Supplied data:
[start]

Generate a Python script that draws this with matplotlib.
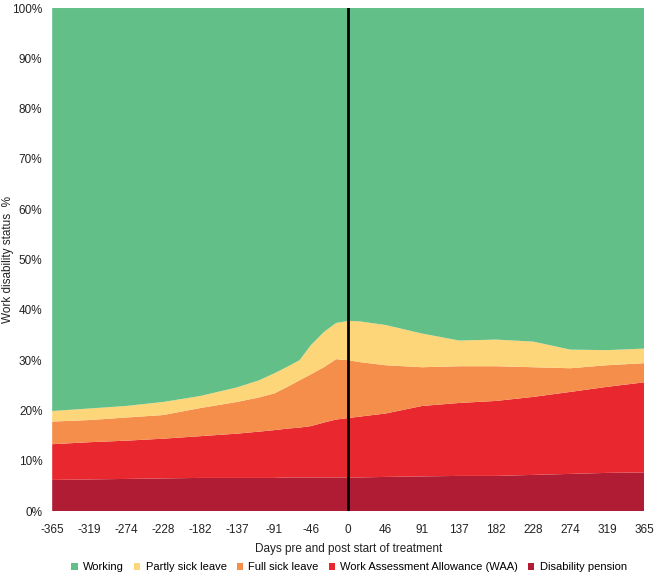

[end]
[start]

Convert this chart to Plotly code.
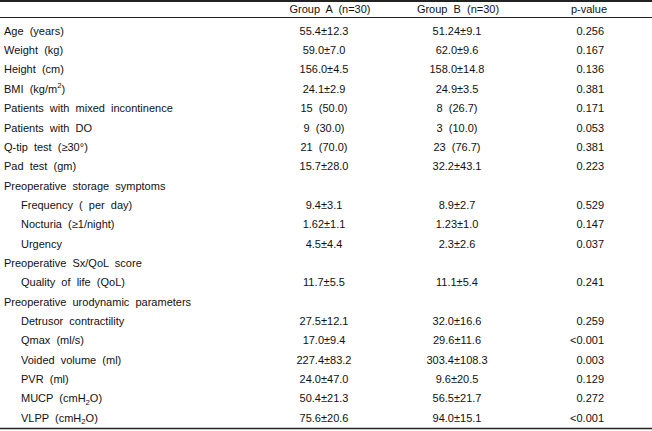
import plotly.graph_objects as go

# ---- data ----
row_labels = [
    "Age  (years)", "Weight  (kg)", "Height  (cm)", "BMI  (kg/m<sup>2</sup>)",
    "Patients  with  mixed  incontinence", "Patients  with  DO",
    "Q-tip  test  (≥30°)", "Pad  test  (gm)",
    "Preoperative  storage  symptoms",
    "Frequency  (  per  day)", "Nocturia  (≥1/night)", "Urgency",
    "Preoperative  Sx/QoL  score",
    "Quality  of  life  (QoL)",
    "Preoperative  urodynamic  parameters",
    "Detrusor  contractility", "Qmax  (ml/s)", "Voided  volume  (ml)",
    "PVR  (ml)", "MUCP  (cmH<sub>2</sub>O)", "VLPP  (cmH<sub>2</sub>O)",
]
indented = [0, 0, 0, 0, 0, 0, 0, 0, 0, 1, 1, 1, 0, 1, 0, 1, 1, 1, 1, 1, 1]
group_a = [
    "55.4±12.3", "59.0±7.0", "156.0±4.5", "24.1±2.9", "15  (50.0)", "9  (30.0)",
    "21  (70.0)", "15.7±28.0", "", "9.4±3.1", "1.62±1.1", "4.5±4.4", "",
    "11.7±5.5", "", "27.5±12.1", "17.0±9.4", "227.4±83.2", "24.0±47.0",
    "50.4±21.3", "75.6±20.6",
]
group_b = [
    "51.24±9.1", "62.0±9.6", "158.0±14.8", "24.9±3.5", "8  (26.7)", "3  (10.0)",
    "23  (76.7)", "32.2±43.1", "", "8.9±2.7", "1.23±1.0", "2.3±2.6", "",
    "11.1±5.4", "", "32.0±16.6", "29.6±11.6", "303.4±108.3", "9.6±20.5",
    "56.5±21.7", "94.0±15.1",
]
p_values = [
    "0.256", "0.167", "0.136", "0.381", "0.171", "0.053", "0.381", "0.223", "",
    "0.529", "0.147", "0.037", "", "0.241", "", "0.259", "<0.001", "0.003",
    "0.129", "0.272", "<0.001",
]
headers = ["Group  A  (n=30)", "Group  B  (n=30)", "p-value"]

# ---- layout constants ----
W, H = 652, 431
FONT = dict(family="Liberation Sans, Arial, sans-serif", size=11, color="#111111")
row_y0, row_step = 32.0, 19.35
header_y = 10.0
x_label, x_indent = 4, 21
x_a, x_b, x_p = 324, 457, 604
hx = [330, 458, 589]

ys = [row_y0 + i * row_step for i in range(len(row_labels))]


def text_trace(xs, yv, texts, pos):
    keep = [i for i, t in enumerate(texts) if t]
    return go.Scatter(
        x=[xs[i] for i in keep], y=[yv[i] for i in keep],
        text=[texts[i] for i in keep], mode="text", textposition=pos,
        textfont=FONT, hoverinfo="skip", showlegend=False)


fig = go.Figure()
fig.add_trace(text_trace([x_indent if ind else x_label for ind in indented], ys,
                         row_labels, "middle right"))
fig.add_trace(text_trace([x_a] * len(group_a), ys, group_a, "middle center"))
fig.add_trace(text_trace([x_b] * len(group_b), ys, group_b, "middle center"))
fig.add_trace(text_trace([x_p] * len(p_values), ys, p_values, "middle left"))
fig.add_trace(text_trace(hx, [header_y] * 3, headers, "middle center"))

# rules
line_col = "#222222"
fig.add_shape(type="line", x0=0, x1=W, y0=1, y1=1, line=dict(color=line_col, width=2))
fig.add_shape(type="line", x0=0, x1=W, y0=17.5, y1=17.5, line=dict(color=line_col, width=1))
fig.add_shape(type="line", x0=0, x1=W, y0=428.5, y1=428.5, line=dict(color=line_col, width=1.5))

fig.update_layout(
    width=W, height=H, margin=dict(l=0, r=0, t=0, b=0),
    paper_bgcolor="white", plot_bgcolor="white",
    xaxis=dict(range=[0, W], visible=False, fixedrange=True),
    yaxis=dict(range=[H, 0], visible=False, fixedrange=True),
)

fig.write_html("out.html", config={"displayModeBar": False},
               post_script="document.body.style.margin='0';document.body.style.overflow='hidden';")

[end]

Instructions for the task: Give again the lines from "Convert this chart to Plotly code." to "import plotly.graph_objects as go" exactly, both of those lines included, and do not include any pictures.

Result of this exercise:
Convert this chart to Plotly code.
import plotly.graph_objects as go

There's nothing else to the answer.